DESCRIPTION OF THE TASK: Copy each line below that contains "code".

SOURCE EXCERPT:
● ● ● ● ● ● ●
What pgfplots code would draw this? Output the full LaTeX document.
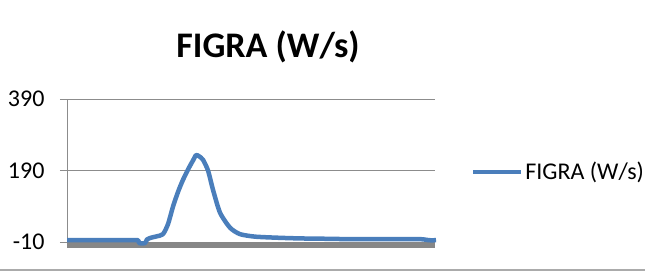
\documentclass[border=0pt]{standalone}
\usepackage{pgfplots}
\pgfplotsset{compat=1.18}
\usepackage{fontspec}
\setmainfont{Carlito}
\definecolor{lineblue}{HTML}{4A7EBB}
\definecolor{gridgray}{HTML}{8C8C8C}
\definecolor{floorgray}{HTML}{878787}
\newcommand{\tickfont}{\fontsize{24bp}{28bp}\selectfont}
\begin{document}
\begin{tikzpicture}[x=1bp,y=1bp]
\useasboundingbox (0,0) rectangle (645,271);
\draw[color=black!33, line width=1.5bp] (0,1) -- (645,1);
\node[font=\fontsize{36bp}{42bp}\selectfont\bfseries, anchor=base] at (268,214) {FIGRA (W/s)};
\begin{axis}[
  at={(67bp,29bp)}, anchor=south west,
  scale only axis, width=368bp, height=143bp,
  xmin=0, xmax=368, ymin=-10, ymax=390,
  ytick={-10,190,390},
  yticklabels={{\tickfont -10},{\tickfont 190},{\tickfont 390}},
  xtick=\empty,
  axis x line=none,
  axis y line*=left,
  y axis line style={gridgray, line width=1bp, -},
  ymajorgrids, grid style={gridgray, line width=1bp},
  major tick length=7bp,
  ytick style={gridgray, line width=1bp},
  tick align=outside,
  yticklabel style={xshift=-12bp, anchor=east},
  clip=false,
  legend style={at={(1.09,0.49)}, anchor=west, draw=none, fill=none,
    font=\fontsize{24bp}{28bp}\selectfont, legend cell align=left,
    /tikz/every even column/.style={column sep=0bp}},
  legend image code/.code={\draw[#1, line width=4bp] (0bp,0bp) -- (48bp,0bp);},
]
\fill[floorgray] (axis cs:0,-10) rectangle (axis cs:368,-26);
\addplot[lineblue, line width=4.5bp, line join=round, smooth, tension=0.4] coordinates {
(0,-5) (20,-5) (40,-5) (60,-5) (71,-5) (72,-13) (78,-13) (80,-3) (84,2) (90,6) (96,12)
(101,40) (106,89) (111,130) (116,164) (122,198) (126,218) (129,233) (132,230) (136,220)
(141,190) (146,136) (153,72) (163,30) (173,12) (188,5) (210,2) (233,0) (260,-1)
(283,-2) (320,-2) (353,-2) (362,-5) (369,-5)
};
\addlegendentry{FIGRA (W/s)}
\end{axis}
\end{tikzpicture}
\end{document}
● ● ● ● ● ● ●
SOLUTION BELOW:
What pgfplots code would draw this? Output the full LaTeX document.
  legend image code/.code={\draw[#1, line width=4bp] (0bp,0bp) -- (48bp,0bp);},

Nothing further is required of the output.